The gospel message is that sin, our imperfections, separated us from God. But Jesus’ sacrifice reconciled us. For those of us who believe, we can now, as it says in Hebrews, boldly approach His throne of grace. And it was His love of me, and His love of you, that carried Him to that cross.  Simply stated, the gospel message is that we are far worse off than we think, but more deeply loved than we know.

I know I have friends and a few readers who do not believe what I believe, who are skeptical of Jesus. Some who have been burned by others claiming to follow Christ. Some who have been so judged by people claiming to be Christ followers that they are deeply wounded. It’s true that there have been a lot of abuses perpetrated in Jesus’ name. His followers are imperfect. We fail. We fail to obey the commandment He gave just hours before his crucifixion to love one another. He taught that the world - you - would know we are followers of Christ by our love. In many ways we have failed. I have failed. I’m so sorry.

But do not judge Jesus because of our failures. Judge him for who He is, what He taught, how He acted. Consider His great love of you this resurrection weekend.
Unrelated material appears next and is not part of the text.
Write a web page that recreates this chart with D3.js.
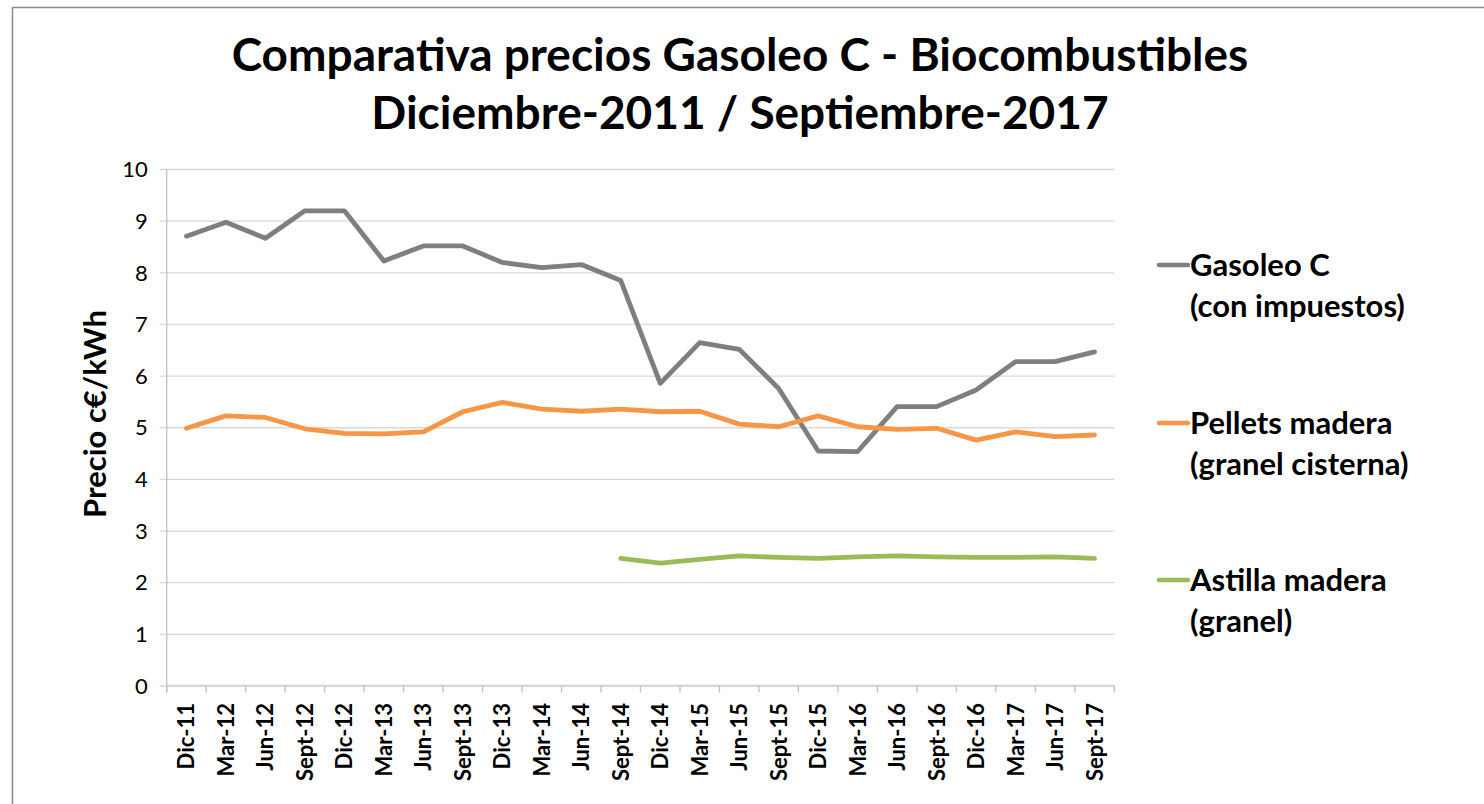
<!DOCTYPE html>
<html>
<head>
<meta charset="utf-8">
<script src="https://cdn.jsdelivr.net/npm/d3@7"></script>
<style>
  html, body { margin: 0; padding: 0; background: #fff; }
  svg { display: block; }
  text { font-family: Lato, "Open Sans", sans-serif; fill: #000; }
</style>
</head>
<body>
<svg id="chart" width="1484" height="804"></svg>
<script>
const categories = ["Dic-11","Mar-12","Jun-12","Sept-12","Dic-12","Mar-13","Jun-13","Sept-13","Dic-13","Mar-14","Jun-14","Sept-14","Dic-14","Mar-15","Jun-15","Sept-15","Dic-15","Mar-16","Jun-16","Sept-16","Dic-16","Mar-17","Jun-17","Sept-17"];
const gasoleo = [8.70,8.97,8.66,9.19,9.19,8.22,8.51,8.51,8.19,8.09,8.15,7.84,5.85,6.64,6.51,5.75,4.54,4.53,5.40,5.40,5.72,6.27,6.27,6.46];
const pellets = [4.98,5.22,5.19,4.97,4.88,4.87,4.91,5.30,5.48,5.35,5.31,5.35,5.30,5.31,5.06,5.01,5.22,5.01,4.96,4.98,4.75,4.91,4.82,4.85];
const astilla = [null,null,null,null,null,null,null,null,null,null,null,2.46,2.37,2.44,2.51,2.48,2.46,2.49,2.51,2.49,2.48,2.48,2.49,2.46];
const yTicks = [0,1,2,3,4,5,6,7,8,9,10];
const seriesNames = [["Gasoleo C","(con impuestos)"],["Pellets madera","(granel cisterna)"],["Astilla madera","(granel)"]];
const seriesColors = ["#7f7f7f","#f79646","#9bbb59"];
const titleLines = ["Comparativa precios Gasoleo C - Biocombustibles","Diciembre-2011 / Septiembre-2017"];
const yTitle = "Precio c€/kWh";

const svg = d3.select("#chart");
const L = 166.7, R = 1114.3, T = 169, B = 685.5;

// outer frame
svg.append("rect").attr("x",12.5).attr("y",7.5).attr("width",1500).attr("height",820)
  .attr("fill","none").attr("stroke","#8a8a8a").attr("stroke-width",1.5);

const x = d3.scaleBand().domain(categories).range([L,R]).padding(0);
const y = d3.scaleLinear().domain([0,10]).range([B,T]);
const cx = d => x(d) + x.bandwidth()/2;

// gridlines via axis
const gy = svg.append("g").attr("transform",`translate(${R},0)`).call(d3.axisLeft(y).tickValues(yTicks).tickSize(R-L+7).tickFormat(""));
gy.select(".domain").remove();
gy.selectAll("line").attr("stroke","#d9d9d9").attr("stroke-width",1.3);

// y labels
const gyl = svg.append("g").attr("transform",`translate(${L},0)`).call(d3.axisLeft(y).tickValues(yTicks).tickSize(0).tickPadding(19));
gyl.select(".domain").remove();
gyl.selectAll("text").style("font-family","Lato, sans-serif").style("font-size","22px").attr("fill","#1a1a1a").attr("dy","0.35em");

// y axis line
svg.append("line").attr("x1",L).attr("x2",L).attr("y1",T).attr("y2",B+7).attr("stroke","#bfbfbf").attr("stroke-width",1.3);

// x axis ticks at band edges
const edges = categories.map(c => x(c)).concat([R]);
svg.append("g").selectAll("line").data(edges).join("line")
  .attr("x1",d=>d).attr("x2",d=>d).attr("y1",B).attr("y2",B+7)
  .attr("stroke","#bfbfbf").attr("stroke-width",1.3);
svg.append("line").attr("x1",L).attr("x2",R).attr("y1",B).attr("y2",B).attr("stroke","#d0d0d0").attr("stroke-width",1.3);

// x labels
svg.append("g").selectAll("text").data(categories).join("text")
  .attr("transform",d=>`translate(${cx(d)+8},703) rotate(-90)`)
  .attr("text-anchor","end")
  .style("font-size","22px").style("font-weight","bold")
  .text(d=>d);

// lines
const allSeries = [gasoleo, pellets, astilla];
const line = d3.line().defined(d=>d.v!=null).x(d=>cx(d.c)).y(d=>y(d.v));
allSeries.forEach((vals,i)=>{
  const pts = categories.map((c,j)=>({c, v: vals[j]}));
  svg.append("path").datum(pts).attr("d",line).attr("fill","none")
    .attr("stroke",seriesColors[i]).attr("stroke-width",4.8)
    .attr("stroke-linejoin","round").attr("stroke-linecap","round");
});

// titles
svg.append("text").attr("x",740).attr("y",71).attr("text-anchor","middle")
  .style("font-size","46px").style("font-weight","bold").text(titleLines[0]);
svg.append("text").attr("x",740).attr("y",129).attr("text-anchor","middle")
  .style("font-size","46px").style("font-weight","bold").text(titleLines[1]);

// y title
svg.append("text").attr("transform",`translate(106,414) rotate(-90)`).attr("text-anchor","middle")
  .style("font-size","31px").style("font-weight","bold").text(yTitle);

// legend
const legY = [265, 423, 580];
seriesNames.forEach((nm,i)=>{
  const g = svg.append("g").attr("transform",`translate(0,${legY[i]})`);
  g.append("line").attr("x1",1159).attr("x2",1188).attr("y1",0).attr("y2",0)
    .attr("stroke",seriesColors[i]).attr("stroke-width",4.5).attr("stroke-linecap","round");
  g.append("text").attr("x",1190).attr("y",11).style("font-size","31px").style("font-weight","bold").text(nm[0]);
  g.append("text").attr("x",1190).attr("y",52).style("font-size","31px").style("font-weight","bold").text(nm[1]);
});
</script>
</body>
</html>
I leave you with these quotes to ponder.

“I am trying here to prevent anyone saying the really foolish thing that people often say about Him: I’m ready to accept Jesus as a great moral teacher, but I don’t accept his claim to be God. That is the one thing we must not say. A man who was merely a man and said the sort of things Jesus said would not be a great moral teacher. He would either be a lunatic — on the level with the man who says he is a poached egg — or else he would be the Devil of Hell. You must make your choice. Either this man was, and is, the Son of God, or else a madman or something worse. You can shut him up for a fool, you can spit at him and kill him as a demon or you can fall at his feet and call him Lord and God, but let us not come with any patronizing nonsense about his being a great human teacher. He has not left that open to us. He did not intend to.”
― C.S. Lewis, Mere Christianity

“If Jesus rose from the dead, then you have to accept all that he said; if he didn't rise from the dead, then why worry about any of what he said? The issue on which everything hangs is not whether or not you like his teaching but whether or not he rose from the dead.”
― Timothy Keller, The Reason for God: Belief in an Age of Skepticism

If anyone is interested in joining me, I’ll be at the city wide Good Friday service at the Long Center at 1:30 today. I’ll also be at the Good Friday Experience at Gateway Church tonight at 8:00 PM.